Thursday, November 13, 2014

Lighting the Windburner

The new Windburner stove from MSR does not come with a built-in piezoelectric ignition.  It works fine to light the stove with a match or butane lighter, but it's always nice to know what your options are.  So, I thought I'd try a couple of quick lighting experiments.

UPDATE 27 November 2014:  I've added two videos that demonstrate lighting the Windburner with a firesteel in windy conditions.  See my Wind Testing post.

1.  Firesteel
First, I tried a firesteel.
A firesteel from Light My Fire
If you're not familiar with a firesteel, they're a fairly simple means of lighting things.  You take the steel striker, which is the silvery object on the left in my hand in the above photo, and scrape it rapidly and with force along the firesteel which is the object with the red base in my hand.  A shower of sparks results.  Now, sparks will light some things but not others.  For example, good luck lighting just a stick alone with a firesteel.  But try a firesteel on something fluffy and airy like a spread out cotton ball or dryer lint, and it will work just fine.
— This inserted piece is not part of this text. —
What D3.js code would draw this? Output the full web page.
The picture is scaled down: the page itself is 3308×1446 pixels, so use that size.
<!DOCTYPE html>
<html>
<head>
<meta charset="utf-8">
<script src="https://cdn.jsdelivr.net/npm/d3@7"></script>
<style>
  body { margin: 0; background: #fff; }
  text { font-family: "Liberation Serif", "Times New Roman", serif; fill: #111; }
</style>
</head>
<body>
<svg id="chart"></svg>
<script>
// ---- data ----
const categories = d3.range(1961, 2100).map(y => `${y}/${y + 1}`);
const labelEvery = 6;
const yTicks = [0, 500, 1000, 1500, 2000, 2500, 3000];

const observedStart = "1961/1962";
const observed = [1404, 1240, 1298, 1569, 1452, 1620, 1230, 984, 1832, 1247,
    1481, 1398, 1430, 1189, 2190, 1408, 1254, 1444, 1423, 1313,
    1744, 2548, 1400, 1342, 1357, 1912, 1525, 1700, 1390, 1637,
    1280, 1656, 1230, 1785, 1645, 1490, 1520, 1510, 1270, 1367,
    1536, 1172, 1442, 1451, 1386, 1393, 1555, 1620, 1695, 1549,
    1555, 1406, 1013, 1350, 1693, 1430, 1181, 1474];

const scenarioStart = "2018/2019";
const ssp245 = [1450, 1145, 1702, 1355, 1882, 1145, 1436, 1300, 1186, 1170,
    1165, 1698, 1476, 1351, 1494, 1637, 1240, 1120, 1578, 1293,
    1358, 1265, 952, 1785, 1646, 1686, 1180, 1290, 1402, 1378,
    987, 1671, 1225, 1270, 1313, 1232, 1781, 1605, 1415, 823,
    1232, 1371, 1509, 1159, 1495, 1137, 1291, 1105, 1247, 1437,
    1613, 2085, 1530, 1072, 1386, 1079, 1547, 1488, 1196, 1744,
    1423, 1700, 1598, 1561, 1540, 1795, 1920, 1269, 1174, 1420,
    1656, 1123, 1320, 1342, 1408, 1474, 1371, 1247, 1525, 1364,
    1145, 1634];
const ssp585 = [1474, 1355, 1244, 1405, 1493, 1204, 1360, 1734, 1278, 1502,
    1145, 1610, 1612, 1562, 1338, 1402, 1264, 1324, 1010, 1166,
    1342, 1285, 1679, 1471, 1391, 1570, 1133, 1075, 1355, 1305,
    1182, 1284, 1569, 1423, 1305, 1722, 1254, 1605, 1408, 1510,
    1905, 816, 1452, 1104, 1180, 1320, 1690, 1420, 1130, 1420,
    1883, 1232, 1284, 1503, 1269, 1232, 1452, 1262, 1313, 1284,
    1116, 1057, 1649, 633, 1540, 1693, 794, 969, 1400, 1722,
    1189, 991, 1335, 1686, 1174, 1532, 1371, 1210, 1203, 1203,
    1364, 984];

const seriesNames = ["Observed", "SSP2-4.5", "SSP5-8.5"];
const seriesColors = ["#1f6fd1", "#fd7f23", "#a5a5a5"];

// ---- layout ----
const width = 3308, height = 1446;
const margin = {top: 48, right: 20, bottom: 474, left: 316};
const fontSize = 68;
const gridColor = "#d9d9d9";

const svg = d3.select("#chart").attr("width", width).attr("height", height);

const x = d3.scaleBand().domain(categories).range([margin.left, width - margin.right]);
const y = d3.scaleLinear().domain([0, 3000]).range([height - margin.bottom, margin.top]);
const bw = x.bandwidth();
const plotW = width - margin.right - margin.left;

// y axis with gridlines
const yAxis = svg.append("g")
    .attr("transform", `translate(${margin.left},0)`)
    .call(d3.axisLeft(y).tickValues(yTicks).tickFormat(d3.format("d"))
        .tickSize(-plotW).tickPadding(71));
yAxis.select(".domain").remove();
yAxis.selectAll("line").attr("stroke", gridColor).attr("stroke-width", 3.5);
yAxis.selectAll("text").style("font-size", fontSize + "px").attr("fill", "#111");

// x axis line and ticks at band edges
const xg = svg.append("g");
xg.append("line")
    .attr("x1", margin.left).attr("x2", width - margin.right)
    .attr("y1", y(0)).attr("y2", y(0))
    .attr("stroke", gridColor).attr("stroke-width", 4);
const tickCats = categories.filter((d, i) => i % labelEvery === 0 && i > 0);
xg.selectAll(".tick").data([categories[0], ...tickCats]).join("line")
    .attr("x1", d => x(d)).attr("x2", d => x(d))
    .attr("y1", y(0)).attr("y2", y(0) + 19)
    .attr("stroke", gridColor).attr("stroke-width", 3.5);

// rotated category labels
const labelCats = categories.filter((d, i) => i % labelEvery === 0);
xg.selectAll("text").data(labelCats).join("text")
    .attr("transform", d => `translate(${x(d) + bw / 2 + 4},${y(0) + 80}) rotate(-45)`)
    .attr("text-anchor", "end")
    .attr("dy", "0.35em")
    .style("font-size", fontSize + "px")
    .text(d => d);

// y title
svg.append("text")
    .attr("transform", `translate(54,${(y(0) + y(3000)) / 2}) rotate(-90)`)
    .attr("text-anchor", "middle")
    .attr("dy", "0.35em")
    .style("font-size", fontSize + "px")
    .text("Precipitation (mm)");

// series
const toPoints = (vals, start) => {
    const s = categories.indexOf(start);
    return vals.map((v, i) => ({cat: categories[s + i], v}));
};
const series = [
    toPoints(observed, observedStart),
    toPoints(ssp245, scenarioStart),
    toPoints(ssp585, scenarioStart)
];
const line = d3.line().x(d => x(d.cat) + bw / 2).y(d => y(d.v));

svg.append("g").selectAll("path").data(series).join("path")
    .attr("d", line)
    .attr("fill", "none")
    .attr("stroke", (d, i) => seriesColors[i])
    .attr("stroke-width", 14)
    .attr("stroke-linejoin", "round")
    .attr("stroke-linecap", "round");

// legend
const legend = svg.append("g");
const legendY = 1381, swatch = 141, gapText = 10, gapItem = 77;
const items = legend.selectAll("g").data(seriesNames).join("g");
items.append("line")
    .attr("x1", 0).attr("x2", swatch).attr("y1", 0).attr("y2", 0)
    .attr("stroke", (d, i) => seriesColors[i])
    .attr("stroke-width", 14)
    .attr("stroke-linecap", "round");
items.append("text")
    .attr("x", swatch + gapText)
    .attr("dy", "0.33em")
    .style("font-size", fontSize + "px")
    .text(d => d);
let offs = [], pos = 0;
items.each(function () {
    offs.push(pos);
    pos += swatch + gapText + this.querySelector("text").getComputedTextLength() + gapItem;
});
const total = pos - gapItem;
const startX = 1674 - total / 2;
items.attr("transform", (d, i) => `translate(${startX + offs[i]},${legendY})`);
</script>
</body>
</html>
OK, so what about lighting stoves?  Well, it works well on some, but it's a bit harder on others.  The trick usually is to strike from directly above.  I tried it on the new Windburner, and...
The rim around the Windburner's burner and the wide head are ideal for lighting with a firesteel.
And it's perfect.  I mean it works really, really well.  It can be a trick to light some stoves with a firesteel, but the Windburner makes it look easy.  The rim around the Windburner appears to contain and concentrate the heavier-than-air fuel gasses.  The burner head of the Windburner is nice and wide and catches all the sparks.  I tried lighting the Windburner several times with a couple of different firesteels, and I got the stove to light on the first try every time.   That's pretty good; many stoves take multiple tries before they'll light with a firesteel.  Basically, a firesteel is eminently practical with a Windburner.

The MSR Windburner in operation
2.  Hand held Piezoelectric
Next, I thought I'd try a handheld piezoelectric ignition.
Hand held piezoelectric ignitions from Kovea (top) and MSR (bottom)
I tried varying the gas flow and placing the igniters in different places on the burner head, all to no avail.  Bottom line:  It just didn't work.

So, nothing earth shattering here, but it's nice to know what your options are.  I know many people like having a firesteel along, so it's nice to know that a fire steel works really, really well on a Windburner.

There you have it.  All in a day's work here at Adventures in Stoving.

Thank you for joining me,


MSR Windburner Posts

The item reviewed here was provided to me at no charge for the purposes of this review.  I am under no obligation to review this or any other item.  I am not compensated for my reviews in any fashion other than in some cases I am permitted to keep the item reviewed.  Given that I have well over a 100 backpacking stoves, a free stove frankly isn't going to buy anyone a good review.  Stove companies must measure up if they want a decent review here.  I am an amatuer stove blogger; I make my living elsewhere, in the IT field.  I fit blogging in as time permits.  Inasmuch as my income is derived elsewhere, monetary issues do not influence the reviews on this blog.  Yes, I do have advertisements on the blog.  I typically derive about $1.00 USD per day from the advertisements (last I checked).  This is a mere pittance and does not influence my reviews in the slightest.  Revenue from the advertisements goes toward hosting fees, stove fuel, and the like.  The blog is self supporting in that sense, and my wife is quite happy that I'm not using the family's income to run the blog, particularly given how tough the economy is these days.


  1. Will the firesteel fit inside the windboiler when all packed up?

    1. Hi, Andy,

      Yes it will. I had no problem getting mine inside.


  2. I too wanted to light my WindBurner with a handheld piezoelectric. If a piezoelectric is all you have there is a trick. Open the valve and turn the stove upside down. Click sparks near the burner surface keeping your hand to the side of the stove. A large volume of gas will mix with air and make a poof once ignited. Immediately turn the stove upright.

    Well, now the stove is lit. Any nearby hair or clothing will also be singed. But, the stove is lit :)

    1. Lol. Well, that ought to do it. I'm not sure that would be recommended by the manufacturer or the Health and Safety Administration!

      I found a fire steel, matches, or a butane lighter to be the best methods, but it's good to know that a piezoelectric ignition can be used in a pinch.